**STATED PROBLEM**
Write out the listing in full, matching it word for word.

Start of SUPPLIED INFORMATION

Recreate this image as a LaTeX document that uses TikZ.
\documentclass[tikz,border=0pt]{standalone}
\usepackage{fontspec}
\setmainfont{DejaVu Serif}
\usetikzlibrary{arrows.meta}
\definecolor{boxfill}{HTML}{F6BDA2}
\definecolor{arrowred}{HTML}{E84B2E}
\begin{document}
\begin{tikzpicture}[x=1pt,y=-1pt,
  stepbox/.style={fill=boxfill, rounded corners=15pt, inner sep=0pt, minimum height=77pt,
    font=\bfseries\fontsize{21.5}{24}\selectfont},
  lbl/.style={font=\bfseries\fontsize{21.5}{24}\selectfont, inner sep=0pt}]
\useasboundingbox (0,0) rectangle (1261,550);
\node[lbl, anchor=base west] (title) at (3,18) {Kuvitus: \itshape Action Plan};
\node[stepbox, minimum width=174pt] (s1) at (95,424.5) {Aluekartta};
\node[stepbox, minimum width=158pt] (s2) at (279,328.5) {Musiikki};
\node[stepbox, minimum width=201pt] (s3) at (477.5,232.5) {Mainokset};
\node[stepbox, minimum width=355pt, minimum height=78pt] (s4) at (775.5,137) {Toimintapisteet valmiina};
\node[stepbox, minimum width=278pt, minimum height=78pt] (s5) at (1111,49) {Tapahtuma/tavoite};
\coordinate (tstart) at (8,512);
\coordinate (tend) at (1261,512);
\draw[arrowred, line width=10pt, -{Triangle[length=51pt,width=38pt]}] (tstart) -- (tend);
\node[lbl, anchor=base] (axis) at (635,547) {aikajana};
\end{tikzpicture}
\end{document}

End of SUPPLIED INFORMATION

**SOLUTION TO THIS EXERCISE**
Recreate this image as a LaTeX document that uses TikZ.
\documentclass[tikz,border=0pt]{standalone}
\usepackage{fontspec}
\setmainfont{DejaVu Serif}
\usetikzlibrary{arrows.meta}
\definecolor{boxfill}{HTML}{F6BDA2}
\definecolor{arrowred}{HTML}{E84B2E}
\begin{document}
\begin{tikzpicture}[x=1pt,y=-1pt,
  stepbox/.style={fill=boxfill, rounded corners=15pt, inner sep=0pt, minimum height=77pt,
    font=\bfseries\fontsize{21.5}{24}\selectfont},
  lbl/.style={font=\bfseries\fontsize{21.5}{24}\selectfont, inner sep=0pt}]
\useasboundingbox (0,0) rectangle (1261,550);
\node[lbl, anchor=base west] (title) at (3,18) {Kuvitus: \itshape Action Plan};
\node[stepbox, minimum width=174pt] (s1) at (95,424.5) {Aluekartta};
\node[stepbox, minimum width=158pt] (s2) at (279,328.5) {Musiikki};
\node[stepbox, minimum width=201pt] (s3) at (477.5,232.5) {Mainokset};
\node[stepbox, minimum width=355pt, minimum height=78pt] (s4) at (775.5,137) {Toimintapisteet valmiina};
\node[stepbox, minimum width=278pt, minimum height=78pt] (s5) at (1111,49) {Tapahtuma/tavoite};
\coordinate (tstart) at (8,512);
\coordinate (tend) at (1261,512);
\draw[arrowred, line width=10pt, -{Triangle[length=51pt,width=38pt]}] (tstart) -- (tend);
\node[lbl, anchor=base] (axis) at (635,547) {aikajana};
\end{tikzpicture}
\end{document}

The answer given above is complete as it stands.